We have a 2.5 year old daughter and this is our last baby. We did our gender reveal today. Super fun balloon popping game. The game revealed we are having another girl 🎀. I was legitimately surprised as I had no real in inclination one way or the other. On the video my husband says he’s happy. But after I asked how he really felt and he’s disappointed. He had his heart set on a boy. His best friend and his wife were over and I heard my husband saying things like, “we’ll be paying for 2 weddings” and “girls are expensive”, as well as “time to raise them as power lesbians so they won’t change their name!” His friend tried comfort him saying he’s a gentle soul and it’s good for girl dads. After they left I asked if he was ok and he said, “No. Not really. I need some time.”

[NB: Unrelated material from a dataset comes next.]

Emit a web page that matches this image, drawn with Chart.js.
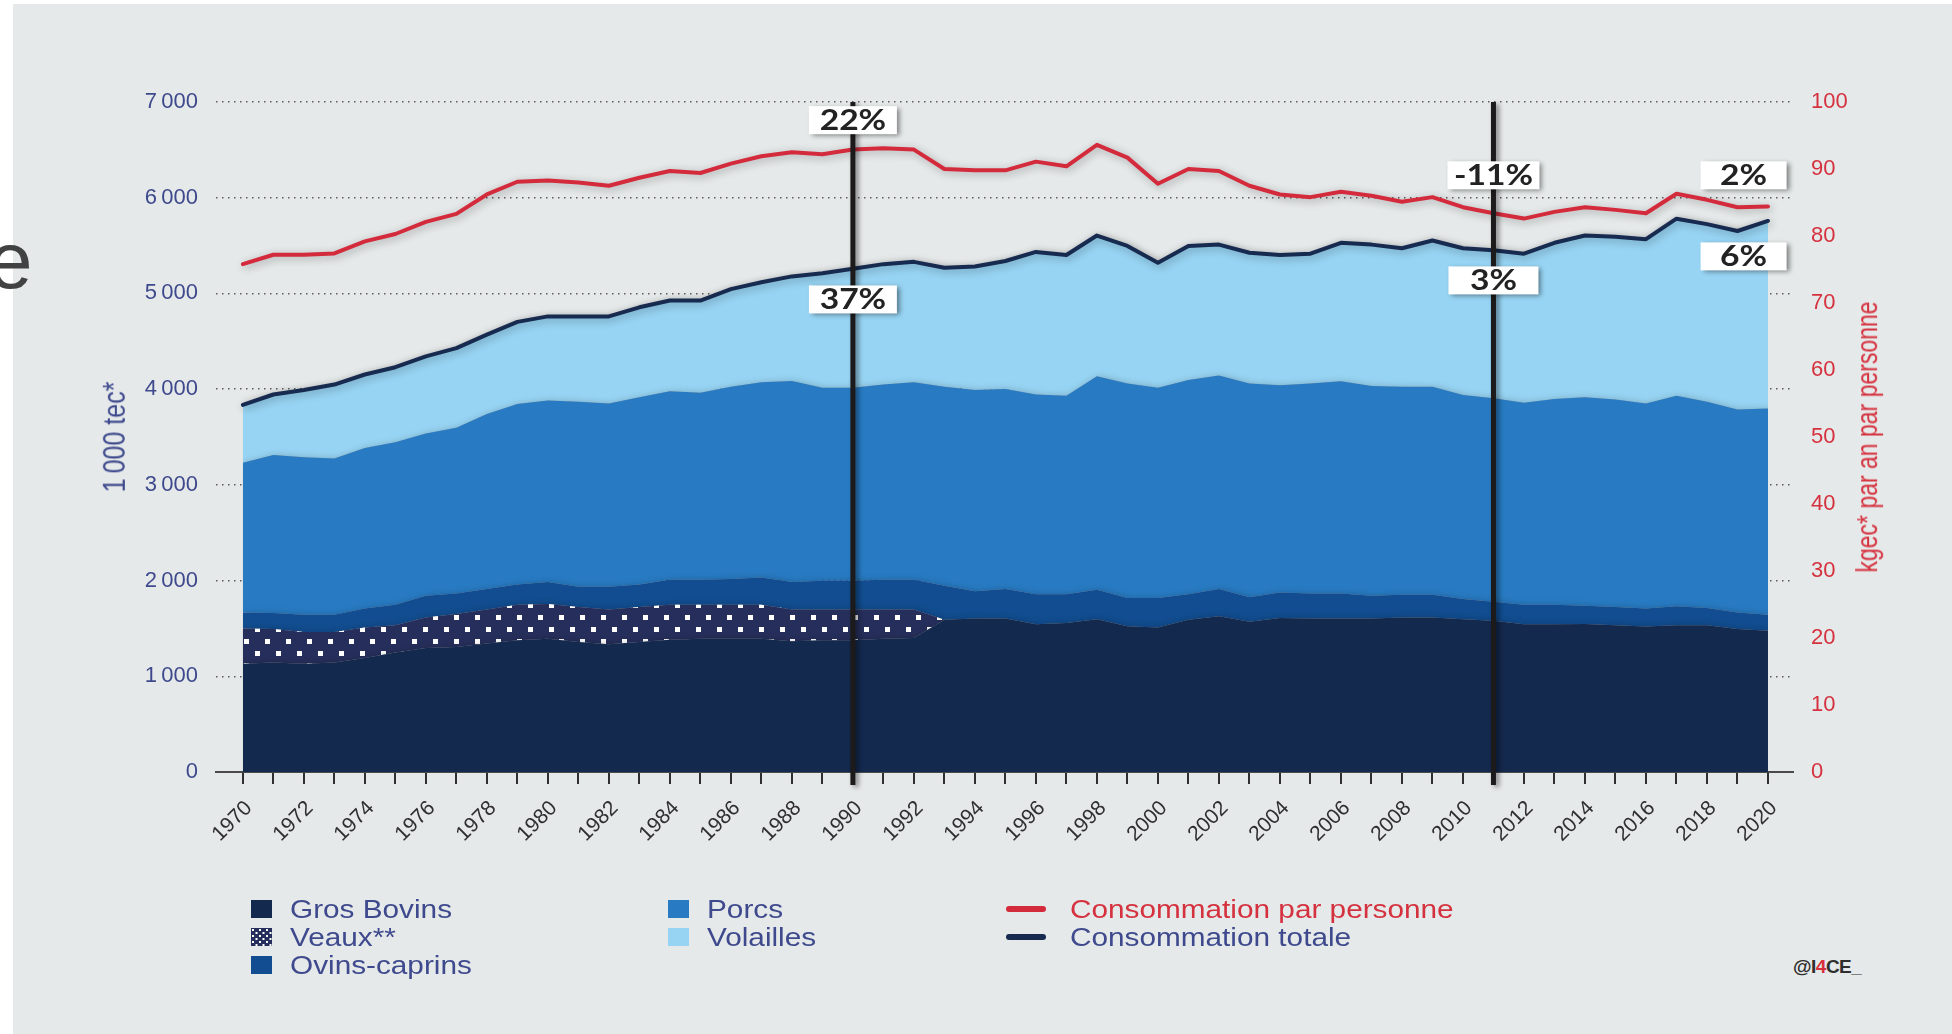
<!DOCTYPE html>
<html lang="fr">
<head>
<meta charset="utf-8">
<title>Consommation de viande en France, 1970-2020</title>
<script src="https://cdn.jsdelivr.net/npm/chart.js@4.4.1/dist/chart.umd.min.js"></script>
<style>
  html, body { margin: 0; padding: 0; }
  body {
    width: 1952px; height: 1034px; position: relative; overflow: hidden;
    background: #ffffff;
    font-family: 'Liberation Sans', Arial, sans-serif;
  }
  #panel { position: absolute; left: 13px; top: 4px; width: 1939px; height: 1030px; background: #e6e9e9; }
  #chart { position: absolute; left: 0; top: 0; }
  #stray { position: absolute; left: -12px; top: 221px; font-size: 80px; line-height: 80px; color: #424242; }
  .axis-title {
    position: absolute; white-space: nowrap;
    transform: translate(-50%, -50%) rotate(-90deg) scaleY(1.25);
  }
  #title-left  { left: 114px;  top: 437px; color: #3e4a8d; font-size: 25px; }
  #title-right { left: 1868px; top: 437px; color: #d5323f; font-size: 23px; }

  #legend {
    position: absolute; left: 251px; top: 895px;
    display: grid; grid-template-columns: 417px 338px 400px; grid-template-rows: repeat(3, 28px);
  }
  .lg-item { display: flex; align-items: center; }
  .lg-box { width: 21px; height: 18px; flex: none; }
  .lg-line { width: 40px; height: 6px; border-radius: 3px; flex: none; margin-right: 6px; }
  .lg-text {
    display: inline-block; margin-left: 18px; font-size: 25px; color: #3e4a8d;
    transform: scaleX(1.19); transform-origin: left center; white-space: nowrap;
  }
  #credit { position: absolute; left: 1793px; top: 956px; font-size: 19px; font-weight: bold; color: #2e2e2e; letter-spacing: -0.5px; }
  #credit span { color: #d6303c; }
</style>
</head>
<body>
<div id="panel"></div>
<div id="stray">e</div>
<canvas id="chart" width="1952" height="860"></canvas>
<div class="axis-title" id="title-left">1&#8239;000 tec*</div>
<div class="axis-title" id="title-right">kgec* par an par personne</div>
<div id="legend"></div>
<div id="credit">@I<span>4</span>CE_</div>

<script>
/* ── Data (1 000 tec) ──────────────────────────────────── */
const years = Array.from({ length: 51 }, (_, i) => 1970 + i);

const grosBovins = [
  1130, 1144, 1130, 1144, 1191, 1248, 1296, 1305, 1343, 1376,
  1391, 1357, 1334, 1357, 1381, 1391, 1391, 1391, 1367, 1376,
  1376, 1391, 1400, 1590, 1604, 1604, 1543, 1557, 1595, 1523,
  1509, 1590, 1628, 1571, 1609, 1604, 1604, 1604, 1614, 1614,
  1595, 1580, 1543, 1543, 1547, 1533, 1519, 1533, 1533, 1495, 1476
];
const veaux = [
  370, 351, 332, 318, 318, 285, 318, 347, 356, 371,
  365, 366, 365, 366, 366, 356, 356, 356, 332, 323,
  323, 308, 299, 0, 0, 0, 0, 0, 0, 0,
  0, 0, 0, 0, 0, 0, 0, 0, 0, 0,
  0, 0, 0, 0, 0, 0, 0, 0, 0, 0, 0
];
const ovinsCaprins = [
  166, 166, 180, 180, 200, 214, 227, 213, 214, 213,
  228, 213, 237, 237, 261, 261, 270, 284, 285, 299,
  299, 309, 309, 356, 285, 309, 313, 299, 308, 295,
  309, 266, 285, 256, 266, 261, 261, 237, 237, 237,
  213, 200, 204, 204, 190, 190, 190, 199, 180, 171, 166
];
const porcs = [
  1566, 1652, 1647, 1633, 1675, 1699, 1695, 1732, 1827, 1884,
  1898, 1932, 1913, 1955, 1969, 1955, 2008, 2041, 2102, 2017,
  2017, 2040, 2064, 2079, 2102, 2088, 2088, 2074, 2231, 2240,
  2197, 2240, 2230, 2231, 2165, 2193, 2217, 2193, 2174, 2174,
  2131, 2126, 2112, 2149, 2178, 2169, 2140, 2198, 2155, 2121, 2155
];
const volailles = [
  603, 631, 702, 773, 769, 783, 807, 831, 830, 859,
  878, 892, 911, 940, 949, 963, 1020, 1044, 1092, 1196,
  1243, 1258, 1258, 1243, 1291, 1338, 1490, 1471, 1471, 1438,
  1305, 1400, 1367, 1367, 1361, 1357, 1447, 1476, 1447, 1528,
  1533, 1544, 1556, 1633, 1690, 1699, 1718, 1851, 1856, 1865, 1960
];
// kgec par an par personne (right axis)
const parPersonne = [
  75.8, 77.2, 77.2, 77.4, 79.2, 80.3, 82.1, 83.3, 86.2, 88.1,
  88.3, 88.0, 87.5, 88.7, 89.7, 89.4, 90.8, 91.9, 92.5, 92.2,
  92.9, 93.1, 92.9, 90.0, 89.8, 89.8, 91.1, 90.4, 93.6, 91.7,
  87.8, 90.0, 89.7, 87.5, 86.2, 85.8, 86.6, 86.0, 85.1, 85.8,
  84.3, 83.4, 82.6, 83.6, 84.3, 83.9, 83.4, 86.3, 85.4, 84.3, 84.4
];

const leftTicks  = [0, 1000, 2000, 3000, 4000, 5000, 6000, 7000];
const rightTicks = [0, 10, 20, 30, 40, 50, 60, 70, 80, 90, 100];

/* ── Annotations ──────────────────────────────────────── */
const markerYears = [1990, 2011];
const callouts = [
  { year: 1990,   value: 6810, text: '22%',  w: 88 },
  { year: 1990,   value: 4937, text: '37%',  w: 88 },
  { year: 2011,   value: 6234, text: '-11%', w: 92 },
  { year: 2011,   value: 5136, text: '3%',   w: 90 },
  { year: 2019.2, value: 6234, text: '2%',   w: 86 },
  { year: 2019.2, value: 5387, text: '6%',   w: 86 },
];

/* ── Colours ──────────────────────────────────────────── */
const C = {
  bovins: '#14294e', veaux: '#262f5b', ovins: '#114d90', porcs: '#287bc3', volailles: '#97d4f3',
  total: '#172a50', red: '#d42b3c', blue: '#3e4a8d', redText: '#d5323f', grid: '#5c5c5c'
};

function dotTile(w, h, dots, size) {
  const c = document.createElement('canvas');
  c.width = w; c.height = h;
  const g = c.getContext('2d');
  g.fillStyle = C.veaux;
  g.fillRect(0, 0, w, h);
  g.fillStyle = '#ffffff';
  dots.forEach(([dx, dy]) => g.fillRect(dx, dy, size, size));
  return c;
}
const veauxPattern = document.createElement('canvas').getContext('2d')
  .createPattern(dotTile(21, 24, [[3, 3], [13, 15]], 5), 'repeat');

const pts = arr => years.map((yr, i) => ({ x: yr, y: arr[i] }));
const totals = years.map((_, i) => grosBovins[i] + veaux[i] + ovinsCaprins[i] + porcs[i] + volailles[i]);

const area = (label, arr, bg, fill) => ({
  label, data: pts(arr), backgroundColor: bg, fill, yAxisID: 'y',
  borderWidth: 0, borderColor: 'transparent', pointRadius: 0, tension: 0, order: 1
});

/* ── Plugins ──────────────────────────────────────────── */
const shadowPlugin = {
  id: 'softShadow',
  beforeDatasetsDraw(chart) {
    const ctx = chart.ctx;
    ctx.save();
    ctx.shadowColor = 'rgba(0,0,0,0.32)';
    ctx.shadowBlur = 9;
    ctx.shadowOffsetX = 2;
    ctx.shadowOffsetY = 2;
  },
  afterDatasetsDraw(chart) {
    chart.ctx.restore();
  }
};

const markerPlugin = {
  id: 'markers',
  afterDatasetsDraw(chart) {
    const { ctx, scales: { x, y } } = chart;
    ctx.save();
    ctx.shadowColor = 'rgba(0,0,0,0.45)';
    ctx.shadowBlur = 5;
    ctx.shadowOffsetX = 3;
    ctx.shadowOffsetY = 2;
    const top = y.getPixelForValue(7000);
    const bottom = y.getPixelForValue(0) + 13;
    ctx.fillStyle = '#1c1a1a';
    markerYears.forEach(yr => {
      const px = x.getPixelForValue(yr);
      ctx.fillRect(px - 2.5, top, 5, bottom - top);
    });
    callouts.forEach(c => {
      const cx = x.getPixelForValue(c.year);
      const cy = y.getPixelForValue(c.value);
      ctx.fillStyle = '#ffffff';
      ctx.fillRect(cx - c.w / 2, cy - 14, c.w, 28);
    });
    ctx.shadowColor = 'transparent';
    ctx.fillStyle = '#222222';
    ctx.font = 'bold 28px Lato, "Open Sans", sans-serif';
    ctx.textAlign = 'center';
    ctx.textBaseline = 'middle';
    callouts.forEach(c => {
      const cx = x.getPixelForValue(c.year);
      const cy = y.getPixelForValue(c.value);
      ctx.save();
      ctx.translate(cx, cy + 1);
      ctx.scale(1.2, 1);
      ctx.fillText(c.text, 0, 0);
      ctx.restore();
    });
    ctx.restore();
  }
};

/* ── Chart ────────────────────────────────────────────── */
const tickFont = { family: "'Liberation Sans', Arial, sans-serif", size: 22 };

new Chart(document.getElementById('chart'), {
  type: 'line',
  data: {
    datasets: [
      area('Gros Bovins', grosBovins, C.bovins, 'origin'),
      area('Veaux**', veaux, veauxPattern, '-1'),
      area('Ovins-caprins', ovinsCaprins, C.ovins, '-1'),
      area('Porcs', porcs, C.porcs, '-1'),
      area('Volailles', volailles, C.volailles, '-1'),
      {
        label: 'Consommation totale', data: pts(totals), stack: 'total', yAxisID: 'y',
        borderColor: C.total, borderWidth: 4, fill: false, pointRadius: 0, tension: 0,
        borderJoinStyle: 'round', borderCapStyle: 'round', order: 0
      },
      {
        label: 'Consommation par personne', data: pts(parPersonne), yAxisID: 'y2',
        borderColor: C.red, borderWidth: 4, fill: false, pointRadius: 0, tension: 0,
        borderJoinStyle: 'round', borderCapStyle: 'round', order: 0
      }
    ]
  },
  options: {
    responsive: false,
    animation: false,
    devicePixelRatio: 1,
    layout: { padding: { top: 102, left: 0, right: 0, bottom: 0 } },
    plugins: { legend: { display: false }, tooltip: { enabled: false } },
    scales: {
      x: {
        type: 'linear', min: 1969.12, max: 2020.82,
        afterBuildTicks: s => { s.ticks = years.map(v => ({ value: v })); },
        afterFit: s => { s.height = 88; },
        grid: { drawOnChartArea: false, drawTicks: true, tickLength: 12, color: '#2f2f2f', lineWidth: 2 },
        border: { display: true, color: '#4a4a4a', width: 2 },
        ticks: {
          autoSkip: false, minRotation: 45, maxRotation: 45, padding: 12, labelOffset: 6,
          color: '#2f2f2f', font: { family: tickFont.family, size: 21 },
          callback: v => (v % 2 === 0 ? String(v) : '')
        }
      },
      y: {
        position: 'left', stacked: true, min: 0, max: 7000,
        afterBuildTicks: s => { s.ticks = leftTicks.map(v => ({ value: v })); },
        afterFit: s => { s.width = 216; },
        grid: { drawTicks: false, lineWidth: 1.5, color: ctx => (ctx.tick && ctx.tick.value === 0 ? 'transparent' : C.grid) },
        border: { display: false, dash: [1.5, 4.5] },
        ticks: {
          padding: 18, color: C.blue, font: tickFont,
          callback: v => (v >= 1000 ? Math.floor(v / 1000) + '\u202f' + String(v % 1000).padStart(3, '0') : String(v))
        }
      },
      y2: {
        position: 'right', min: 0, max: 100,
        afterBuildTicks: s => { s.ticks = rightTicks.map(v => ({ value: v })); },
        afterFit: s => { s.width = 159; },
        grid: { display: false, drawTicks: false },
        border: { display: false },
        ticks: { padding: 18, color: C.redText, font: tickFont }
      }
    }
  },
  plugins: [shadowPlugin, markerPlugin]
});

/* ── Legend ───────────────────────────────────────────── */
const legendItems = [
  { text: 'Gros Bovins', kind: 'box', color: C.bovins, col: 1, row: 1 },
  { text: 'Veaux**', kind: 'pattern', col: 1, row: 2 },
  { text: 'Ovins-caprins', kind: 'box', color: C.ovins, col: 1, row: 3 },
  { text: 'Porcs', kind: 'box', color: C.porcs, col: 2, row: 1 },
  { text: 'Volailles', kind: 'box', color: C.volailles, col: 2, row: 2 },
  { text: 'Consommation par personne', kind: 'line', color: C.red, textColor: C.redText, col: 3, row: 1 },
  { text: 'Consommation totale', kind: 'line', color: C.total, col: 3, row: 2 },
];
const legendEl = document.getElementById('legend');
legendItems.forEach(item => {
  const div = document.createElement('div');
  div.className = 'lg-item';
  div.style.gridColumn = item.col;
  div.style.gridRow = item.row;
  let sw;
  if (item.kind === 'pattern') {
    sw = document.createElement('canvas');
    sw.width = 21; sw.height = 18;
    sw.className = 'lg-box';
    const g = sw.getContext('2d');
    g.fillStyle = g.createPattern(dotTile(7, 6, [[1, 1], [4.5, 4]], 2), 'repeat');
    g.fillRect(0, 0, 21, 18);
  } else {
    sw = document.createElement('span');
    sw.className = item.kind === 'line' ? 'lg-line' : 'lg-box';
    sw.style.background = item.color;
  }
  const tx = document.createElement('span');
  tx.className = 'lg-text';
  tx.textContent = item.text;
  if (item.textColor) tx.style.color = item.textColor;
  div.appendChild(sw);
  div.appendChild(tx);
  legendEl.appendChild(div);
});
</script>
</body>
</html>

I feel awful. My heart hurts for him. I know it’s not my fault and there’s nothing I could have done, but I don’t even know what to say. He’s being very sweet to our daughter but seems mad at me or something. I don’t know.

I get it. I have friends with multiple kids of the same sex and there’s always some thoughts of what could have been. I just wish I could make it better for him.